## Collected data
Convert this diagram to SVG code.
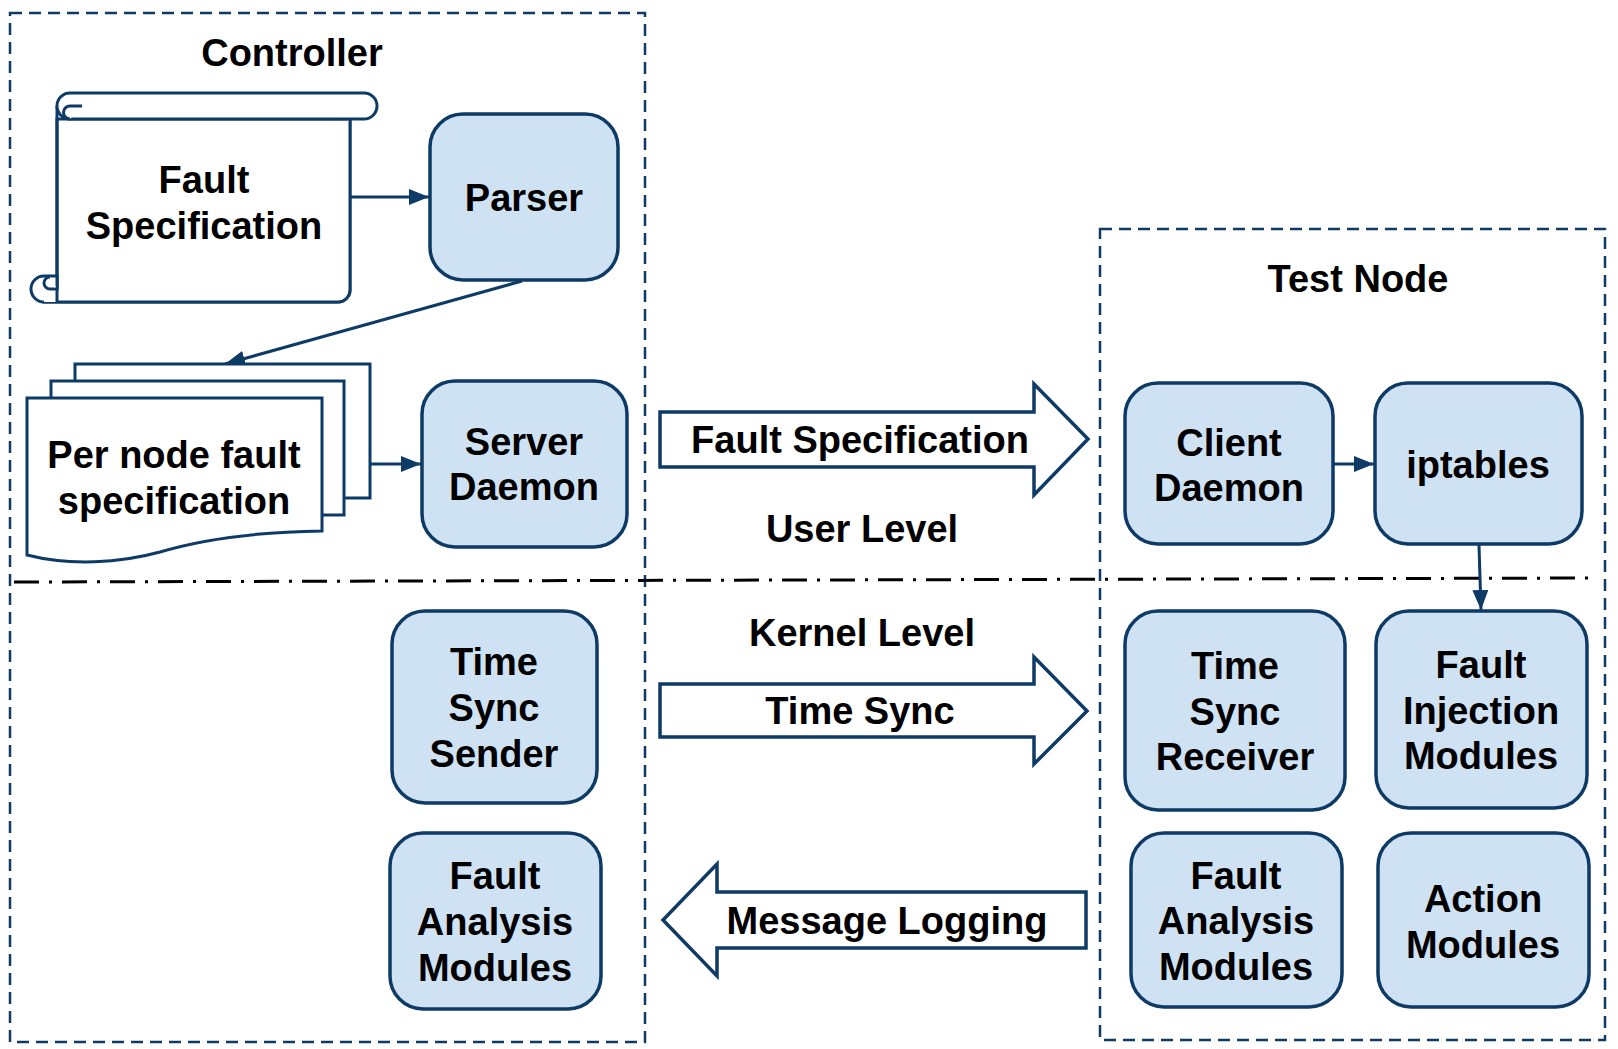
<svg xmlns="http://www.w3.org/2000/svg" width="1618" height="1049" viewBox="0 0 1618 1049">
<style>
text{font-family:"Liberation Sans",Arial,Helvetica,sans-serif;font-weight:bold;font-size:38px;fill:#000;text-anchor:middle}
.box{fill:#cfe2f3;stroke:#0e3a66;stroke-width:3.5}
.doc{fill:#fff;stroke:#0e3a66;stroke-width:3}
.region{fill:none;stroke:#0e3a66;stroke-width:2.5;stroke-dasharray:12 7}
.blk{fill:#fff;stroke:#0e3a66;stroke-width:3.5;stroke-linejoin:miter}
.conn{fill:none;stroke:#0e3a66;stroke-width:3}
.level{fill:none;stroke:#000;stroke-width:3;stroke-dasharray:25 10 3 10}
</style>
<defs>
<marker id="ah" viewBox="0 0 20 16" refX="20" refY="8" markerWidth="20" markerHeight="16" markerUnits="userSpaceOnUse" orient="auto">
<path d="M0,0 L20,8 L0,16 Z" fill="#0e3a66"/>
</marker>
</defs>
<rect width="1618" height="1049" fill="#fff"/>

<g id="controller-region">
<rect class="region" x="10" y="13" width="635" height="1029"/>
<text x="292" y="66">Controller</text>
</g>
<g id="testnode-region">
<rect class="region" x="1100" y="229" width="505" height="811"/>
<text x="1358" y="292">Test Node</text>
</g>
<g id="level-line">
<line class="level" x1="14" y1="582" x2="1598" y2="578"/>
<text x="862" y="542">User Level</text>
<text x="862" y="646">Kernel Level</text>
</g>

<g id="connectors">
<line class="conn" x1="350" y1="197" x2="429" y2="197" marker-end="url(#ah)"/>
<line class="conn" x1="522" y1="281" x2="225" y2="364" marker-end="url(#ah)"/>
<line class="conn" x1="370" y1="464" x2="421" y2="464" marker-end="url(#ah)"/>
<line class="conn" x1="1333" y1="464" x2="1374" y2="464" marker-end="url(#ah)"/>
<line class="conn" x1="1479" y1="545" x2="1481" y2="610" marker-end="url(#ah)"/>
</g>

<g id="fault-spec-file">
<path class="doc" d="M57,119 H350 V290 A12,12 0 0 1 338,302 H44 V289 L57,289 Z" stroke="none"/>
<path class="doc" d="M57,106 V289" fill="none"/>
<path class="doc" d="M350,119 V290 A12,12 0 0 1 338,302 H44" fill="none"/>
<path class="doc" d="M70,93 H364 A13,13 0 0 1 364,119 H70 A13,13 0 0 1 70,93 Z"/>
<path class="doc" d="M82,106 H70 A6.5,6.5 0 0 0 70,119" fill="none"/>
<path class="doc" d="M44,302 A13,13 0 0 1 44,276 H57 V302"/>
<path class="doc" d="M57,289 H50 A6,6 0 0 1 50,277" fill="none"/>
<text x="204" y="193">Fault</text>
<text x="204" y="239">Specification</text>
</g>

<g id="parser">
<rect class="box" x="430" y="114" width="188" height="166" rx="33"/>
<text x="524" y="211">Parser</text>
</g>

<g id="per-node-spec">
<rect class="doc" x="75" y="364" width="295" height="134"/>
<rect class="doc" x="51" y="381" width="293" height="134"/>
<path class="doc" d="M27,398 H322 V531 C250,532 200,540 160,552 C120,563 70,566 27,555 Z"/>
<text x="174" y="468">Per node fault</text>
<text x="174" y="514">specification</text>
</g>

<g id="server-daemon">
<rect class="box" x="422" y="381" width="205" height="166" rx="33"/>
<text x="524" y="455">Server</text>
<text x="524" y="500">Daemon</text>
</g>

<g id="arrow-fault-spec">
<path class="blk" d="M660,412 H1034 V384 L1088,439 L1034,495 V467 H660 Z"/>
<text x="860" y="453">Fault Specification</text>
</g>

<g id="arrow-time-sync">
<path class="blk" d="M660,684 H1034 V657 L1087,711 L1034,764 V737 H660 Z"/>
<text x="860" y="724">Time Sync</text>
</g>

<g id="arrow-message-logging">
<path class="blk" d="M1086,892 H717 V864 L663,920 L717,976 V948 H1086 Z"/>
<text x="887" y="934">Message Logging</text>
</g>

<g id="client-daemon">
<rect class="box" x="1125" y="383" width="208" height="161" rx="33"/>
<text x="1229" y="456">Client</text>
<text x="1229" y="501">Daemon</text>
</g>

<g id="iptables">
<rect class="box" x="1375" y="383" width="207" height="161" rx="33"/>
<text x="1478" y="478">iptables</text>
</g>

<g id="time-sync-sender">
<rect class="box" x="392" y="611" width="205" height="192" rx="33"/>
<text x="494" y="675">Time</text>
<text x="494" y="721">Sync</text>
<text x="494" y="767">Sender</text>
</g>

<g id="time-sync-receiver">
<rect class="box" x="1125" y="611" width="220" height="199" rx="33"/>
<text x="1235" y="679">Time</text>
<text x="1235" y="725">Sync</text>
<text x="1235" y="770">Receiver</text>
</g>

<g id="fault-injection-modules">
<rect class="box" x="1376" y="611" width="211" height="197" rx="33"/>
<text x="1481" y="678">Fault</text>
<text x="1481" y="724">Injection</text>
<text x="1481" y="769">Modules</text>
</g>

<g id="fault-analysis-controller">
<rect class="box" x="390" y="833" width="211" height="176" rx="33"/>
<text x="495" y="889">Fault</text>
<text x="495" y="935">Analysis</text>
<text x="495" y="981">Modules</text>
</g>

<g id="fault-analysis-testnode">
<rect class="box" x="1131" y="833" width="211" height="174" rx="33"/>
<text x="1236" y="889">Fault</text>
<text x="1236" y="934">Analysis</text>
<text x="1236" y="980">Modules</text>
</g>

<g id="action-modules">
<rect class="box" x="1378" y="833" width="211" height="174" rx="33"/>
<text x="1483" y="912">Action</text>
<text x="1483" y="958">Modules</text>
</g>
</svg>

## Exercise requirements
Omit every picture, then repeat the remaining data exactly as it appears above.

## Written answer
Convert this diagram to SVG code.
<svg xmlns="http://www.w3.org/2000/svg" width="1618" height="1049" viewBox="0 0 1618 1049">
<style>
text{font-family:"Liberation Sans",Arial,Helvetica,sans-serif;font-weight:bold;font-size:38px;fill:#000;text-anchor:middle}
.box{fill:#cfe2f3;stroke:#0e3a66;stroke-width:3.5}
.doc{fill:#fff;stroke:#0e3a66;stroke-width:3}
.region{fill:none;stroke:#0e3a66;stroke-width:2.5;stroke-dasharray:12 7}
.blk{fill:#fff;stroke:#0e3a66;stroke-width:3.5;stroke-linejoin:miter}
.conn{fill:none;stroke:#0e3a66;stroke-width:3}
.level{fill:none;stroke:#000;stroke-width:3;stroke-dasharray:25 10 3 10}
</style>
<defs>
<marker id="ah" viewBox="0 0 20 16" refX="20" refY="8" markerWidth="20" markerHeight="16" markerUnits="userSpaceOnUse" orient="auto">
<path d="M0,0 L20,8 L0,16 Z" fill="#0e3a66"/>
</marker>
</defs>
<rect width="1618" height="1049" fill="#fff"/>

<g id="controller-region">
<rect class="region" x="10" y="13" width="635" height="1029"/>
<text x="292" y="66">Controller</text>
</g>
<g id="testnode-region">
<rect class="region" x="1100" y="229" width="505" height="811"/>
<text x="1358" y="292">Test Node</text>
</g>
<g id="level-line">
<line class="level" x1="14" y1="582" x2="1598" y2="578"/>
<text x="862" y="542">User Level</text>
<text x="862" y="646">Kernel Level</text>
</g>

<g id="connectors">
<line class="conn" x1="350" y1="197" x2="429" y2="197" marker-end="url(#ah)"/>
<line class="conn" x1="522" y1="281" x2="225" y2="364" marker-end="url(#ah)"/>
<line class="conn" x1="370" y1="464" x2="421" y2="464" marker-end="url(#ah)"/>
<line class="conn" x1="1333" y1="464" x2="1374" y2="464" marker-end="url(#ah)"/>
<line class="conn" x1="1479" y1="545" x2="1481" y2="610" marker-end="url(#ah)"/>
</g>

<g id="fault-spec-file">
<path class="doc" d="M57,119 H350 V290 A12,12 0 0 1 338,302 H44 V289 L57,289 Z" stroke="none"/>
<path class="doc" d="M57,106 V289" fill="none"/>
<path class="doc" d="M350,119 V290 A12,12 0 0 1 338,302 H44" fill="none"/>
<path class="doc" d="M70,93 H364 A13,13 0 0 1 364,119 H70 A13,13 0 0 1 70,93 Z"/>
<path class="doc" d="M82,106 H70 A6.5,6.5 0 0 0 70,119" fill="none"/>
<path class="doc" d="M44,302 A13,13 0 0 1 44,276 H57 V302"/>
<path class="doc" d="M57,289 H50 A6,6 0 0 1 50,277" fill="none"/>
<text x="204" y="193">Fault</text>
<text x="204" y="239">Specification</text>
</g>

<g id="parser">
<rect class="box" x="430" y="114" width="188" height="166" rx="33"/>
<text x="524" y="211">Parser</text>
</g>

<g id="per-node-spec">
<rect class="doc" x="75" y="364" width="295" height="134"/>
<rect class="doc" x="51" y="381" width="293" height="134"/>
<path class="doc" d="M27,398 H322 V531 C250,532 200,540 160,552 C120,563 70,566 27,555 Z"/>
<text x="174" y="468">Per node fault</text>
<text x="174" y="514">specification</text>
</g>

<g id="server-daemon">
<rect class="box" x="422" y="381" width="205" height="166" rx="33"/>
<text x="524" y="455">Server</text>
<text x="524" y="500">Daemon</text>
</g>

<g id="arrow-fault-spec">
<path class="blk" d="M660,412 H1034 V384 L1088,439 L1034,495 V467 H660 Z"/>
<text x="860" y="453">Fault Specification</text>
</g>

<g id="arrow-time-sync">
<path class="blk" d="M660,684 H1034 V657 L1087,711 L1034,764 V737 H660 Z"/>
<text x="860" y="724">Time Sync</text>
</g>

<g id="arrow-message-logging">
<path class="blk" d="M1086,892 H717 V864 L663,920 L717,976 V948 H1086 Z"/>
<text x="887" y="934">Message Logging</text>
</g>

<g id="client-daemon">
<rect class="box" x="1125" y="383" width="208" height="161" rx="33"/>
<text x="1229" y="456">Client</text>
<text x="1229" y="501">Daemon</text>
</g>

<g id="iptables">
<rect class="box" x="1375" y="383" width="207" height="161" rx="33"/>
<text x="1478" y="478">iptables</text>
</g>

<g id="time-sync-sender">
<rect class="box" x="392" y="611" width="205" height="192" rx="33"/>
<text x="494" y="675">Time</text>
<text x="494" y="721">Sync</text>
<text x="494" y="767">Sender</text>
</g>

<g id="time-sync-receiver">
<rect class="box" x="1125" y="611" width="220" height="199" rx="33"/>
<text x="1235" y="679">Time</text>
<text x="1235" y="725">Sync</text>
<text x="1235" y="770">Receiver</text>
</g>

<g id="fault-injection-modules">
<rect class="box" x="1376" y="611" width="211" height="197" rx="33"/>
<text x="1481" y="678">Fault</text>
<text x="1481" y="724">Injection</text>
<text x="1481" y="769">Modules</text>
</g>

<g id="fault-analysis-controller">
<rect class="box" x="390" y="833" width="211" height="176" rx="33"/>
<text x="495" y="889">Fault</text>
<text x="495" y="935">Analysis</text>
<text x="495" y="981">Modules</text>
</g>

<g id="fault-analysis-testnode">
<rect class="box" x="1131" y="833" width="211" height="174" rx="33"/>
<text x="1236" y="889">Fault</text>
<text x="1236" y="934">Analysis</text>
<text x="1236" y="980">Modules</text>
</g>

<g id="action-modules">
<rect class="box" x="1378" y="833" width="211" height="174" rx="33"/>
<text x="1483" y="912">Action</text>
<text x="1483" y="958">Modules</text>
</g>
</svg>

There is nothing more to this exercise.